Swales can be used in conjunction with drain inlets or buried drains when there is not a sufficient infiltration area. Drain inlets are also often used as backup drainage for rain gardens. The rain garden is designed to handle runoff from the majority of storms, but in the event of a major 100-year storm, the overflow water will have a place to go via a drain inlet that connects to the city system.
The far corner of the yard in this photo has a drain inlet that connects to a larger pipe drainage system. Drain inlets can be used in small urban gardens that do not have space for swales or do not have adequate soil depth for infiltration. Sometimes there just is not enough space on the ground to handle the runoff. The slope of the site is also ultimately related to the size of the yard, because a swale requires more space to meander along with check dams and terracing on a steep site.
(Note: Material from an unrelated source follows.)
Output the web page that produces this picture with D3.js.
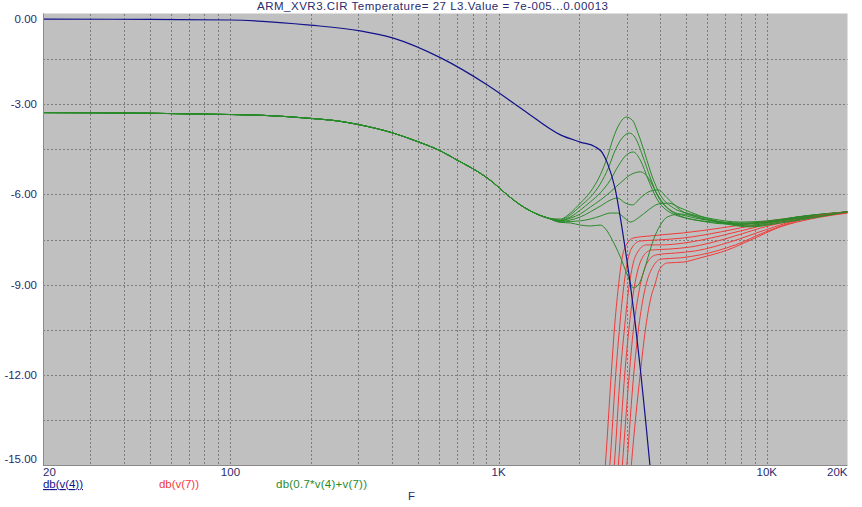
<!DOCTYPE html>
<html><head><meta charset="utf-8">
<script src="https://cdn.jsdelivr.net/npm/d3@7"></script>
<style>body{margin:0;background:#fff}svg{display:block}text{font-family:"Liberation Sans",Arial,sans-serif}</style>
</head><body><svg id="c" width="862" height="507"></svg>
<script>
const title = "ARM_XVR3.CIR Temperature= 27  L3.Value = 7e-005...0.00013";
const xTickValues = [20, 100, 1000, 10000, 20000];
const xTickLabels = ["20", "100", "1K", "10K", "20K"];
const yTickValues = [0, -3, -6, -9, -12, -15];
const yTickLabels = ["0.00", "-3.00", "-6.00", "-9.00", "-12.00", "-15.00"];
const yGridValues = [-1.5, -3, -4.5, -6, -7.5, -9, -10.5, -12, -13.5];
const legendLabels = ["db(v(4))", "db(v(7))", "db(0.7*v(4)+v(7))"];
const xAxisName = "F";

// db(v(4)) : [frequency Hz, dB]
const blueCurve = [[20,-0.17],[50,-0.18],[100,-0.20],[198,-0.37],[305,-0.56],[405,-0.80],[606,-1.45],[908,-2.36],[1236,-3.19],[1700,-4.02],[2017,-4.26],[2296,-4.42],[2438,-4.62],[2545,-4.96],[2726,-5.85],[2845,-6.78],[2970,-7.85],[3100,-9.01],[3237,-10.34],[3380,-11.84],[3526,-13.44],[3666,-15.0],[3800,-16.5]];

// db(v(7)) : one curve per L3 step
const redSteps = [
 [[2457,-15.83],[2500,-15.0],[2632,-11.94],[2701,-10.51],[2796,-9.08],[2893,-8.08],[3020,-7.62],[3180,-7.45],[3680,-7.38],[4887,-7.28],[6715,-7.12],[9470,-6.92],[13354,-6.75],[20000,-6.58]],
 [[2554,-15.83],[2599,-15.0],[2736,-11.94],[2820,-10.51],[2918,-9.18],[3020,-8.25],[3153,-7.75],[3377,-7.55],[3842,-7.52],[4887,-7.45],[6715,-7.25],[9470,-6.98],[13354,-6.78],[20000,-6.58]],
 [[2655,-15.83],[2701,-15.0],[2844,-11.94],[2943,-10.51],[3046,-9.25],[3153,-8.41],[3320,-7.88],[3556,-7.68],[4080,-7.68],[4887,-7.62],[6715,-7.38],[9470,-7.05],[13354,-6.78],[20000,-6.58]],
 [[2748,-15.83],[2796,-15.0],[2956,-11.94],[3059,-10.51],[3180,-9.28],[3291,-8.58],[3466,-8.05],[3712,-7.85],[4296,-7.82],[5190,-7.75],[7010,-7.48],[9470,-7.12],[13354,-6.82],[20000,-6.58]],
 [[2844,-15.83],[2893,-15.0],[3073,-11.94],[3180,-10.51],[3320,-9.35],[3436,-8.71],[3617,-8.21],[3875,-8.01],[4562,-7.95],[5418,-7.88],[7318,-7.58],[9885,-7.18],[13354,-6.82],[20000,-6.58]],
 [[2956,-15.83],[3007,-15.0],[3194,-11.94],[3320,-10.51],[3466,-9.41],[3586,-8.85],[3776,-8.38],[4045,-8.15],[4762,-8.11],[5655,-8.01],[7639,-7.68],[9885,-7.25],[13354,-6.85],[20000,-6.62]],
 [[3073,-15.83],[3126,-15.0],[3377,-11.94],[3525,-10.51],[3680,-9.51],[3842,-8.95],[3976,-8.51],[4259,-8.28],[4887,-8.25],[5655,-8.11],[7132,-7.85],[8690,-7.52],[11245,-7.08],[14552,-6.82],[20000,-6.62]]
];

// db(0.7*v(4)+v(7)) : shared low-frequency part, then one tail per L3 step
const greenLow = [[20,-3.28],[50,-3.30],[79,-3.33],[132,-3.37],[198,-3.47],[257,-3.57],[305,-3.69],[401,-3.95],[501,-4.25],[606,-4.55],[707,-4.88],[818,-5.19],[947,-5.58],[1059,-5.96],[1205,-6.35],[1370,-6.63],[1532,-6.79]];
const greenSteps = [
 [[1699,-6.82],[1851,-6.62],[2017,-6.29],[2198,-5.92],[2395,-5.35],[2544,-4.76],[2678,-4.12],[2820,-3.66],[2994,-3.43],[3153,-3.53],[3320,-3.99],[3525,-4.69],[3744,-5.42],[4010,-6.02],[4484,-6.45],[5190,-6.65],[6323,-6.82],[7975,-6.92],[10057,-6.88],[13012,-6.75],[20000,-6.58]],
 [[1699,-6.85],[1851,-6.68],[2017,-6.39],[2198,-6.09],[2395,-5.65],[2566,-5.12],[2724,-4.52],[2893,-4.12],[3073,-3.96],[3235,-4.12],[3436,-4.69],[3680,-5.45],[3942,-6.09],[4370,-6.52],[5190,-6.75],[6323,-6.88],[7975,-6.95],[10057,-6.92],[13012,-6.75],[20000,-6.58]],
 [[1699,-6.87],[1851,-6.75],[2017,-6.52],[2198,-6.25],[2395,-5.95],[2610,-5.52],[2796,-5.05],[2994,-4.69],[3180,-4.59],[3377,-4.86],[3617,-5.52],[3875,-6.12],[4223,-6.52],[5190,-6.82],[6323,-6.92],[7975,-6.98],[10057,-6.92],[13012,-6.75],[20000,-6.58]],
 [[1699,-6.88],[1851,-6.79],[2017,-6.65],[2198,-6.42],[2395,-6.19],[2610,-5.92],[2844,-5.62],[3099,-5.35],[3377,-5.25],[3617,-5.45],[3875,-5.95],[4223,-6.42],[4762,-6.72],[5655,-6.88],[7010,-6.98],[8690,-6.98],[11245,-6.85],[20000,-6.58]],
 [[1699,-6.90],[1851,-6.85],[2017,-6.75],[2198,-6.58],[2395,-6.39],[2610,-6.19],[2772,-6.12],[2969,-6.29],[3153,-6.35],[3377,-6.12],[3680,-5.89],[3942,-5.85],[4223,-6.09],[4762,-6.52],[5655,-6.78],[7010,-6.95],[8690,-7.02],[11245,-6.88],[20000,-6.58]],
 [[1699,-6.92],[1851,-6.90],[2017,-6.88],[2198,-6.82],[2395,-6.72],[2610,-6.62],[2772,-6.62],[2918,-6.75],[3099,-6.92],[3320,-6.78],[3617,-6.52],[3942,-6.32],[4296,-6.29],[4762,-6.45],[5655,-6.72],[7010,-6.95],[8690,-7.05],[11245,-6.92],[20000,-6.58]],
 [[1699,-6.93],[1851,-6.95],[2017,-7.02],[2198,-7.05],[2395,-7.02],[2522,-7.18],[2655,-7.52],[2844,-8.08],[3020,-8.68],[3180,-9.11],[3320,-9.01],[3466,-8.61],[3617,-8.05],[3776,-7.52],[4010,-7.02],[4259,-6.75],[4762,-6.65],[5655,-6.78],[7010,-6.98],[8690,-7.08],[11245,-6.95],[20000,-6.58]]
];

const colors = {blue: "#12128a", red: "#f03a3a", green: "#2a8a2a", text: "#2a2a6e", grid: "#7c7c7c"};

const svg = d3.select("#c");
const L = 43, R = 847.5, T = 14, B = 465;
const x = d3.scaleLog().domain([20, 20000]).range([L, R]);
const y = d3.scaleLinear().domain([0, -15]).range([T, B]);

// title
svg.append("text").attr("x", 257).attr("y", 10)
  .attr("font-size", 11.5).attr("fill", colors.text)
  .attr("textLength", 351).attr("lengthAdjust", "spacing").text(title);

// plot background
svg.append("rect").attr("x", L).attr("y", T - 0.5).attr("width", R - L).attr("height", B - T + 0.5)
  .attr("fill", "#c0c0c0");

// grid
const px = v => Math.round(v) + 0.5;
const vGrid = x.ticks().filter(v => v > 20 && v < 20000);
svg.append("g").selectAll("line").data(vGrid).join("line")
  .attr("x1", d => px(x(d))).attr("x2", d => px(x(d))).attr("y1", T).attr("y2", B)
  .attr("stroke", colors.grid).attr("stroke-dasharray", "2,2");
svg.append("g").selectAll("line").data(yGridValues).join("line")
  .attr("y1", d => px(y(d))).attr("y2", d => px(y(d))).attr("x1", L).attr("x2", R)
  .attr("stroke", colors.grid).attr("stroke-dasharray", "2,2");

// frame
svg.append("line").attr("x1", L + 0.5).attr("x2", L + 0.5).attr("y1", T - 0.5).attr("y2", B + 1).attr("stroke", "#8a8a8a");
svg.append("line").attr("x1", L).attr("x2", R).attr("y1", B + 0.5).attr("y2", B + 0.5).attr("stroke", "#8a8a8a");

// clip
svg.append("clipPath").attr("id", "clip").append("rect")
  .attr("x", L + 1).attr("y", T - 0.5).attr("width", R - L - 1).attr("height", B - T + 0.5);

const line = d3.line().x(d => x(d[0])).y(d => y(d[1])).curve(d3.curveMonotoneX);
const plot = svg.append("g").attr("clip-path", "url(#clip)");
for (let i = 0; i < redSteps.length; i++) {
  plot.append("path").attr("d", line(redSteps[i])).attr("fill", "none").attr("stroke", colors.red).attr("stroke-width", 1);
  plot.append("path").attr("d", line(greenLow.concat(greenSteps[i]))).attr("fill", "none").attr("stroke", colors.green).attr("stroke-width", 1);
}
plot.append("path").attr("d", line(blueCurve)).attr("fill", "none").attr("stroke", colors.blue).attr("stroke-width", 1.2);

// y labels
svg.append("g").selectAll("text").data(yTickValues).join("text")
  .attr("x", 37).attr("y", d => Math.min(Math.max(y(d), T + 5), B - 6) + 4)
  .attr("text-anchor", "end").attr("font-size", 11.5).attr("fill", colors.text)
  .text((d, i) => yTickLabels[i]);

// x labels
svg.append("g").selectAll("text").data(xTickValues).join("text")
  .attr("x", d => x(d)).attr("y", 476)
  .attr("text-anchor", (d, i) => i === 0 ? "start" : (i === xTickValues.length - 1 ? "end" : "middle"))
  .attr("font-size", 11.5).attr("fill", colors.text)
  .text((d, i) => xTickLabels[i]);

// legend
const legX = [43, 159, 276];
const legW = [40, 40, 91];
const legC = [colors.blue, colors.red, colors.green];
legendLabels.forEach((t, i) => {
  svg.append("text").attr("x", legX[i]).attr("y", 488).attr("font-size", 11.5)
    .attr("textLength", legW[i]).attr("lengthAdjust", "spacing")
    .attr("fill", legC[i]).attr("text-decoration", i === 0 ? "underline" : null).text(t);
});
svg.append("text").attr("x", 411.5).attr("y", 500).attr("text-anchor", "middle")
  .attr("font-size", 11.5).attr("fill", colors.text).text(xAxisName);
</script></body></html>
Perforated drains can be used as hidden drainage structures underground to collect and move water in poorly draining soils. Buried drains effectively pull moisture away from foundation walls and move water away from site walls and other structures.
The Best Method for You
You should choose the best option based on your site conditions and in consultation with a landscape architect. Ideally, the landscape architect will design a system that works best for the overall site. The cost of these systems depends on the amount of site grading and hard structures required for installation. Landscape contractors who regularly build swales and do major grading will most likely have a competitive price for doing this kind of work. I recommend getting several opinions before proceeding with the work. In considering your options, the size of your yard and the amount of runoff will be the biggest factors in determining the best method.